Rabbi Lauren Grabelle Herrmann
Someone obviously forgot to warn Lauren Grabelle Herrmann how risky it was to start a synagogue from scratch in the first decade of the new century, with members leaving established synagogues in droves and the economy a few short years from tanking.
Just as well. The newly minted rabbi might have had second thoughts about launching Kol Tzedek, now a thriving hub of Judaism in West Philadelphia, where the last remaining synagogue had closed its doors sometime in the 1980s.
“I was a student at the Reconstructionist Rabbinical College when I moved into the area, which had been a vibrant Jewish community for many decades before I got there,” Herrmann, 35, recalls.
Looking around, she saw a rebirth of sorts: a new elementary school being built, young families moving into the area rather than retreating to the suburbs.
With a couple of Jewish friends, Herrmann started what she calls a “low-key” chavurah in one pal’s apartment. Twenty people showed up to daven that day in 2002, and a monthly Friday night service was born. As word of mouth worked its magic, the chavurah transitioned into a full-fledged congregation, now almost 90 households strong.
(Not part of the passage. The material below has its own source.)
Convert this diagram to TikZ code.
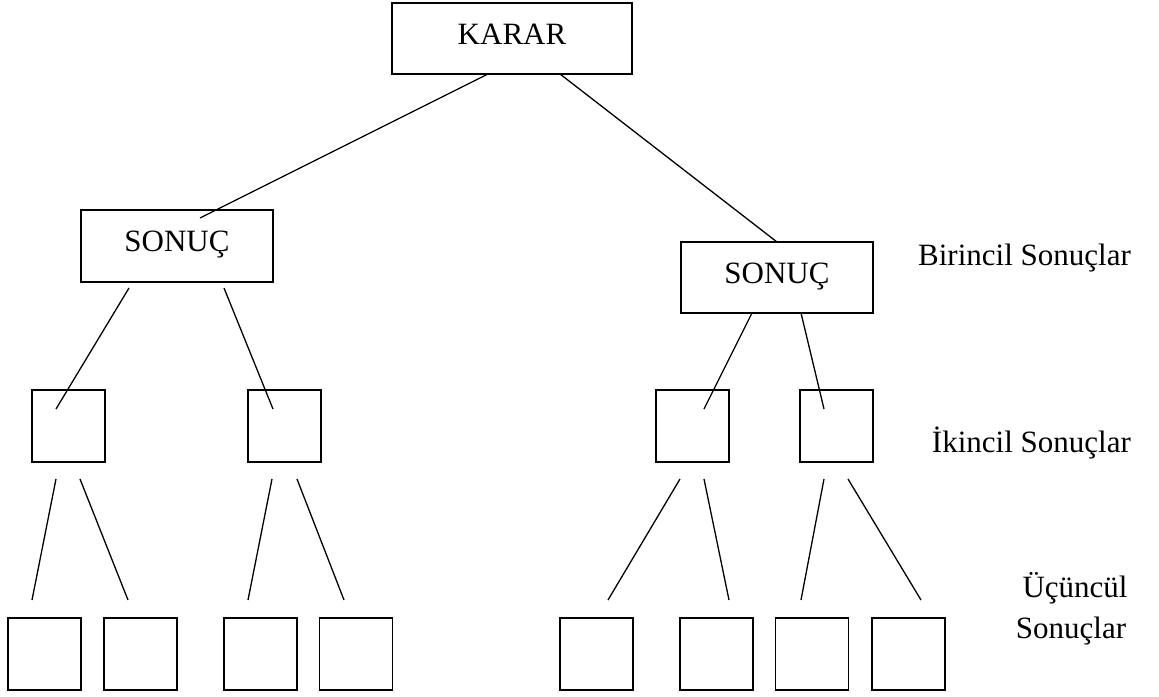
\documentclass[tikz,border=0pt]{standalone}
\usepackage{fontspec}
\setmainfont{Liberation Serif}
\begin{document}
\begin{tikzpicture}[x=1pt,y=-1pt,
  txt/.style={font=\fontsize{31}{36}\selectfont},
  box/.style={draw, line width=1.5pt, inner sep=0pt, minimum width=192pt, minimum height=71pt,
              txt, text height=21pt, text depth=10pt},
  sq/.style={draw, line width=1.5pt, inner sep=0pt, minimum width=73pt, minimum height=72pt},
  lbl/.style={txt, inner sep=0pt, anchor=base east},
  lbc/.style={txt, inner sep=0pt, anchor=base},
  conn/.style={line width=1.3pt}]
\useasboundingbox (0,0) rectangle (1159,696);
% main nodes
\node[box, minimum width=240pt] (karar) at (512,38.5) {KARAR};
\node[box, minimum height=72pt] (sL) at (177,246) {SONUÇ};
\node[box] (sR) at (777,277.5) {SONUÇ};
% secondary
\node[sq] (a1) at (68.5,426) {};
\node[sq] (a2) at (284.5,426) {};
\node[sq] (a3) at (692.5,426) {};
\node[sq] (a4) at (836.5,426) {};
% tertiary
\node[sq] (b1) at (44.5,654) {};
\node[sq] (b2) at (140.5,654) {};
\node[sq] (b3) at (260.5,654) {};
\node[sq] (b4) at (356,654) {};
\node[sq] (b5) at (596.5,654) {};
\node[sq] (b6) at (716.5,654) {};
\node[sq] (b7) at (812,654) {};
\node[sq] (b8) at (908.5,654) {};
% labels
\node[lbl] (l1) at (1131,265) {Birincil Sonuçlar};
\node[lbl] (l2) at (1131,452) {İkincil Sonuçlar};
\node[lbc] (l3a) at (1075,597) {Üçüncül};
\node[lbc] (l3b) at (1071,638) {Sonuçlar};
% connector end points
\coordinate (k1) at (488,74);   \coordinate (k1e) at (200,218);
\coordinate (k2) at (560,74);   \coordinate (k2e) at (777,242);
\coordinate (p1) at (129,288);  \coordinate (p1e) at (56,409);
\coordinate (p2) at (224,288);  \coordinate (p2e) at (273,409);
\coordinate (p3) at (752,313);  \coordinate (p3e) at (704,409);
\coordinate (p4) at (801,313);  \coordinate (p4e) at (824,409);
\coordinate (q1) at (56,479);   \coordinate (q1e) at (32,600);
\coordinate (q2) at (80,479);   \coordinate (q2e) at (128,600);
\coordinate (q3) at (272,479);  \coordinate (q3e) at (248,600);
\coordinate (q4) at (297,479);  \coordinate (q4e) at (344,600);
\coordinate (q5) at (680,479);  \coordinate (q5e) at (608,600);
\coordinate (q6) at (704,479);  \coordinate (q6e) at (729,600);
\coordinate (q7) at (824,479);  \coordinate (q7e) at (801,600);
\coordinate (q8) at (848,479);  \coordinate (q8e) at (921,600);
\foreach \s in {k1,k2,p1,p2,p3,p4,q1,q2,q3,q4,q5,q6,q7,q8}
  \draw[conn] (\s) -- (\s e);
\end{tikzpicture}
\end{document}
Herrmann says she’s been “happily surprised” by the trajectory.
“With every year we see growth — not huge, but steady,” she says of Kol Tzedek, which meets in space rented from the Calvary Center for Community and Culture on South 48th Street. The congregation boasts a Hebrew School with 27 students, adult education programming and High Holidays services that draw at least 375 worshipers.
There’s a decidedly young vibe to the Reconstructionist congregation, whose website offers directions by bike as well as by public transit, car and foot. Not charging for that High Holiday attendance helps, as does having a rabbi who is just 35 and who peppers her conversations with words like “cool” and “neat.”
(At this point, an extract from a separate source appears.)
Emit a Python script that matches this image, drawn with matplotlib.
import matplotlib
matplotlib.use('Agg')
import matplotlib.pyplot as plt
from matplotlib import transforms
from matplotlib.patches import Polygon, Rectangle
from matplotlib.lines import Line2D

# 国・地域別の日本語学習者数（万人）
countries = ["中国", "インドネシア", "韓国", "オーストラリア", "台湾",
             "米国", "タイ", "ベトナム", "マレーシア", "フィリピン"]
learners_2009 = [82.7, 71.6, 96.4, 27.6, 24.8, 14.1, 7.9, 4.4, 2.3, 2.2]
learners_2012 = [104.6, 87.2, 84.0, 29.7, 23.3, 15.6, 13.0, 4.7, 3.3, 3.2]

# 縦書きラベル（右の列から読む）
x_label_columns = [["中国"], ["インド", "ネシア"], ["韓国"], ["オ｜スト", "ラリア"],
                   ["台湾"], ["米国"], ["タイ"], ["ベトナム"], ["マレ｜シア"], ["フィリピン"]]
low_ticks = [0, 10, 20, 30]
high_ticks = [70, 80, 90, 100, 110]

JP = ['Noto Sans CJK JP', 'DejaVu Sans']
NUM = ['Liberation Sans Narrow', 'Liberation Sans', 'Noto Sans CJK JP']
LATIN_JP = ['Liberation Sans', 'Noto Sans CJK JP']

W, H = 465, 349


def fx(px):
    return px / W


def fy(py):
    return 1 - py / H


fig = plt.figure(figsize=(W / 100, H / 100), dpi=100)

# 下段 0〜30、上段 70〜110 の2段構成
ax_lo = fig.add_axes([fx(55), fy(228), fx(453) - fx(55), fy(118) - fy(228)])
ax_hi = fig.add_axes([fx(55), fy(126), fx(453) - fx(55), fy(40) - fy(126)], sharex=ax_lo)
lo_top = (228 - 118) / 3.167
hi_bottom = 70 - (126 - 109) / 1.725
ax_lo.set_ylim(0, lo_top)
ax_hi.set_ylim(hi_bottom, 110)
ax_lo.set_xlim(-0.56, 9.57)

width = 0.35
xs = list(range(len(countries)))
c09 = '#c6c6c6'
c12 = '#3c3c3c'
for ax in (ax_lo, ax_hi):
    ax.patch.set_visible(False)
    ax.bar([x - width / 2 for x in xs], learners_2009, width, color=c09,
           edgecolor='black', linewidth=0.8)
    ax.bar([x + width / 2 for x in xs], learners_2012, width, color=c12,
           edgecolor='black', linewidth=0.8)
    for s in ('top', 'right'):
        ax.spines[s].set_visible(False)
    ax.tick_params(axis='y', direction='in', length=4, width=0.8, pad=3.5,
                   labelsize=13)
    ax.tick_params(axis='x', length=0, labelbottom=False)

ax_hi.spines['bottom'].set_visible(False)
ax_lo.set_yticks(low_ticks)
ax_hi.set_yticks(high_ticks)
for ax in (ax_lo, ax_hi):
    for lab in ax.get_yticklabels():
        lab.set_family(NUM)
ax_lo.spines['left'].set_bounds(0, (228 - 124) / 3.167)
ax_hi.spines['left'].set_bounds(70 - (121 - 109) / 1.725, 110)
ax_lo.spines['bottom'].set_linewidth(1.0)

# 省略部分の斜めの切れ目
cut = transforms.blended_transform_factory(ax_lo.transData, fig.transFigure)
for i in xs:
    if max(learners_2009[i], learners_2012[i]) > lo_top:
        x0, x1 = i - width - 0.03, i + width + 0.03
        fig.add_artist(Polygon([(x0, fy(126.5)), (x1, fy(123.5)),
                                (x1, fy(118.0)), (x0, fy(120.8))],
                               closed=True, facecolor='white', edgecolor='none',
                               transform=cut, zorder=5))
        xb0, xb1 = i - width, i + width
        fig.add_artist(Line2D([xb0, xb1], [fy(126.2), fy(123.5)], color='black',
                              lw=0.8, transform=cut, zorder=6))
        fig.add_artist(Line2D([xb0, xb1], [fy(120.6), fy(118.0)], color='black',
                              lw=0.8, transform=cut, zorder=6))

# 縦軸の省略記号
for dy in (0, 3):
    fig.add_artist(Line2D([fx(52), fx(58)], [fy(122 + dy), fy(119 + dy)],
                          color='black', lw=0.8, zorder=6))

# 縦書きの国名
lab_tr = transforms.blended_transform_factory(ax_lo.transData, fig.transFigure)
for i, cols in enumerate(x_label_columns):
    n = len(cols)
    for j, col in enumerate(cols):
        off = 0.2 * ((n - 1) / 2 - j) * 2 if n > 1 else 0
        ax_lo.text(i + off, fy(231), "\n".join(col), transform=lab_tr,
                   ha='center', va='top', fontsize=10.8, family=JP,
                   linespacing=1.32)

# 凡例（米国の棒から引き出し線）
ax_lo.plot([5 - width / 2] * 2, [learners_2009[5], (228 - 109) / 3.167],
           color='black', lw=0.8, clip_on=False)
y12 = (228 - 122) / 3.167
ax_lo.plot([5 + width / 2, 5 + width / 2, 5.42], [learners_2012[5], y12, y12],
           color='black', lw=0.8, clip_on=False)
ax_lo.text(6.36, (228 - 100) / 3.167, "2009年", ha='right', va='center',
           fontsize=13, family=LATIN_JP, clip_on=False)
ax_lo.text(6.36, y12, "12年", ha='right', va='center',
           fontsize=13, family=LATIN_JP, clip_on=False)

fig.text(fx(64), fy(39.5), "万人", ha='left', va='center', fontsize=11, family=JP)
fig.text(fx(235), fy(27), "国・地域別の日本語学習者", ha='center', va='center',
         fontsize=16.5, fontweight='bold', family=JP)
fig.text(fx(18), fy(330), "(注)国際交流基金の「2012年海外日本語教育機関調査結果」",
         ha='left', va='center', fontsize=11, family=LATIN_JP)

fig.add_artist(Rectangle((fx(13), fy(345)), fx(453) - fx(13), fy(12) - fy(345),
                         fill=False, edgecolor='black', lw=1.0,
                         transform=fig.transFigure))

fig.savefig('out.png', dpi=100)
A former president of the Rutgers Hillel, Herrmann believes Jewish life in general and Jewish life in the city in particular are undergoing a period of revitalization, and she’s delighted to be part of it. She and her husband are raising their two small children to be city kids, and the religious leader identifies with the families who populate Kol Tzedek’s membership rolls.
For the Cherry Hill native, the future of synagogues lies in providing a “warm and caring” environment “that’s not the synagogue your parents grew up in.”